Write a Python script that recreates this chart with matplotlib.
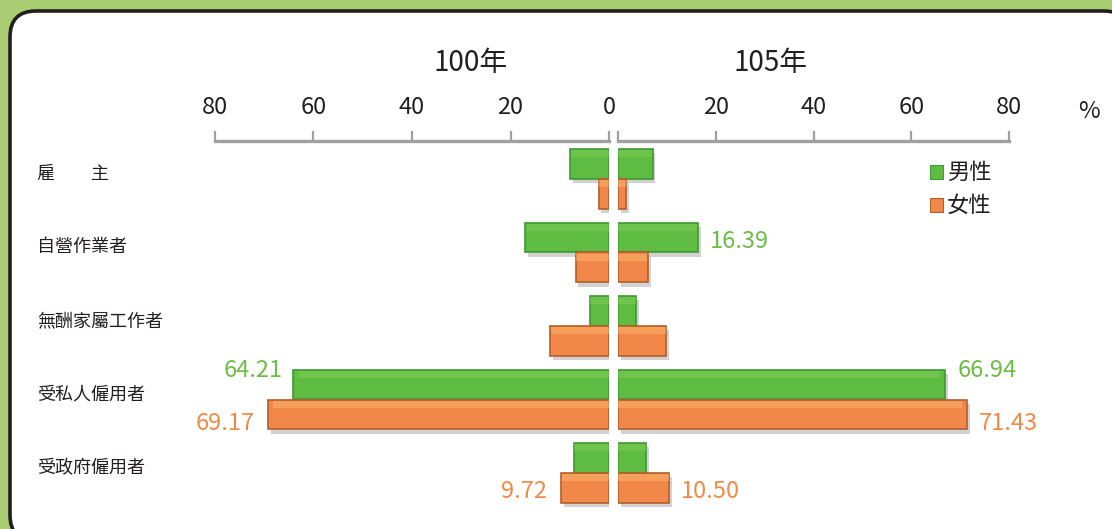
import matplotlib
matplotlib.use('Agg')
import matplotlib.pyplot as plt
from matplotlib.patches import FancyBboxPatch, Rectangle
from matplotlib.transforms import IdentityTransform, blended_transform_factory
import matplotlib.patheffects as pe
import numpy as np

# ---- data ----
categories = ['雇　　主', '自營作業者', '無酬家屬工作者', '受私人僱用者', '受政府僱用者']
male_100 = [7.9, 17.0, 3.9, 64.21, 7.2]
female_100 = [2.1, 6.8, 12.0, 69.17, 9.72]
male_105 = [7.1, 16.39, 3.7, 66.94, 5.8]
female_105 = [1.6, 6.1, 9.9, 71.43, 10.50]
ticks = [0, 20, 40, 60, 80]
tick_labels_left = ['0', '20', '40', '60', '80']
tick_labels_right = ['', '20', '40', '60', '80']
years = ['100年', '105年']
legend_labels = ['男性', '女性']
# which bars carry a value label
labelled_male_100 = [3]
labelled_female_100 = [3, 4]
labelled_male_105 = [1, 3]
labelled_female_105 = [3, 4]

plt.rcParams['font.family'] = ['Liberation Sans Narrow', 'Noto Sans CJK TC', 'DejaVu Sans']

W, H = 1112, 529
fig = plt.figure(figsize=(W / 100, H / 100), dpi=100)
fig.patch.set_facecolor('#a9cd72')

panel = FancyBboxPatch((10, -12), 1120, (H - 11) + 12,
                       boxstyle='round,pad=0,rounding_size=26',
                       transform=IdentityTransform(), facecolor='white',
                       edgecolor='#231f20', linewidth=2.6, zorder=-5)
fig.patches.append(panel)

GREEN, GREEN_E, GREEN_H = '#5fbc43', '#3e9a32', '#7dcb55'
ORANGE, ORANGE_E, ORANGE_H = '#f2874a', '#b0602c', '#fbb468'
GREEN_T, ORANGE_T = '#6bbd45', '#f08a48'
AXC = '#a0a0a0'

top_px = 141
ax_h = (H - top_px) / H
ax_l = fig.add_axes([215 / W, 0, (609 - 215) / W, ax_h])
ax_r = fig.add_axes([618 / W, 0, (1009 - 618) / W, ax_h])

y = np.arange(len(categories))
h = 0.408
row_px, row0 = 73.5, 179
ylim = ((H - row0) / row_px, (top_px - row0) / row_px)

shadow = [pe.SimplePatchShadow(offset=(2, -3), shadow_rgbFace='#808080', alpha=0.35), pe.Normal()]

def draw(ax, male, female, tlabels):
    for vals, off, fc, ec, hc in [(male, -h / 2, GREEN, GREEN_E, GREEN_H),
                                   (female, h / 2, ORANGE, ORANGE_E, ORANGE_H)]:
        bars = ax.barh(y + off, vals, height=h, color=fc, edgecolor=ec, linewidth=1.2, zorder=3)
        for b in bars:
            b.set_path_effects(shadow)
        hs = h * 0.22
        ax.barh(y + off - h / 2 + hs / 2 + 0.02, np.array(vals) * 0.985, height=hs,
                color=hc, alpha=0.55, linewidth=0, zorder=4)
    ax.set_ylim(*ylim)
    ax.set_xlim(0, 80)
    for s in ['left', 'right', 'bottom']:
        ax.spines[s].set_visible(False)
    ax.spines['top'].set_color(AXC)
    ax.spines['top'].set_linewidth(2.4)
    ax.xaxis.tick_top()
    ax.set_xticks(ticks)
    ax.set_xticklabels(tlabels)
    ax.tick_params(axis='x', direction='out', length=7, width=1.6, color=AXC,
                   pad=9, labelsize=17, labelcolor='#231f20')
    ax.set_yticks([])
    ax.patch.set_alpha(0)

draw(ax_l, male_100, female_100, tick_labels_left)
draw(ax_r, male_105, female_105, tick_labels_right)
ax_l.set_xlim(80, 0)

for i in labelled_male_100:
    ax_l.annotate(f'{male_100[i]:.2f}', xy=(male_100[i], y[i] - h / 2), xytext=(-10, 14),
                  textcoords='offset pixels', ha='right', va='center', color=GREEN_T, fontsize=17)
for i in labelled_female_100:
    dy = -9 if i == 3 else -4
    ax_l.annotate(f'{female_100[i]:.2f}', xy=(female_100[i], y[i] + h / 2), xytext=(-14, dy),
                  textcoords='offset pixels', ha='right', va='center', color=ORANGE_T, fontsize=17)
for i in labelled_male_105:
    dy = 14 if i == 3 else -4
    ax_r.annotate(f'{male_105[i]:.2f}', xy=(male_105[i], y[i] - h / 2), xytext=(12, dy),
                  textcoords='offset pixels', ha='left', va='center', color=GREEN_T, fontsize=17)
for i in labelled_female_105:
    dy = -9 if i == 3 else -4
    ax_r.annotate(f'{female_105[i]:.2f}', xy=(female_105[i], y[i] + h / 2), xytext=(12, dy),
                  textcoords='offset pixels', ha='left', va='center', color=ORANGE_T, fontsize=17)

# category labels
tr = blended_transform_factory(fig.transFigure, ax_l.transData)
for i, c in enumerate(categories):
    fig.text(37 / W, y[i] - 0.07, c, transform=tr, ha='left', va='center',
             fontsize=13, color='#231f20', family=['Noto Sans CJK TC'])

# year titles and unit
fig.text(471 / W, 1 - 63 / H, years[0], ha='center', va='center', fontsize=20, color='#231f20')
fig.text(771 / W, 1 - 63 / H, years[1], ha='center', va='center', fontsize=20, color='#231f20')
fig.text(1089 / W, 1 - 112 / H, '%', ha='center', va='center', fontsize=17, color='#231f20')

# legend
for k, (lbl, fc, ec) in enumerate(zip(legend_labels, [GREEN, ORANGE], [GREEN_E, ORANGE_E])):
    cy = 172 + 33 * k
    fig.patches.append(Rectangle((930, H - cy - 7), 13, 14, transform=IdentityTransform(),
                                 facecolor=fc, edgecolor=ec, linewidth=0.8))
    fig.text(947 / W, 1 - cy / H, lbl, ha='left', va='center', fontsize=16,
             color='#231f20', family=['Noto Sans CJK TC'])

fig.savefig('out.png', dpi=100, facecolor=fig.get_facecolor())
* * * *
▸ To be done
Only lines with "matplotlib" are wanted here; list each of them.

▸ Answer to this problem
Write a Python script that recreates this chart with matplotlib.
import matplotlib
matplotlib.use('Agg')
import matplotlib.pyplot as plt
from matplotlib.patches import FancyBboxPatch, Rectangle
from matplotlib.transforms import IdentityTransform, blended_transform_factory
import matplotlib.patheffects as pe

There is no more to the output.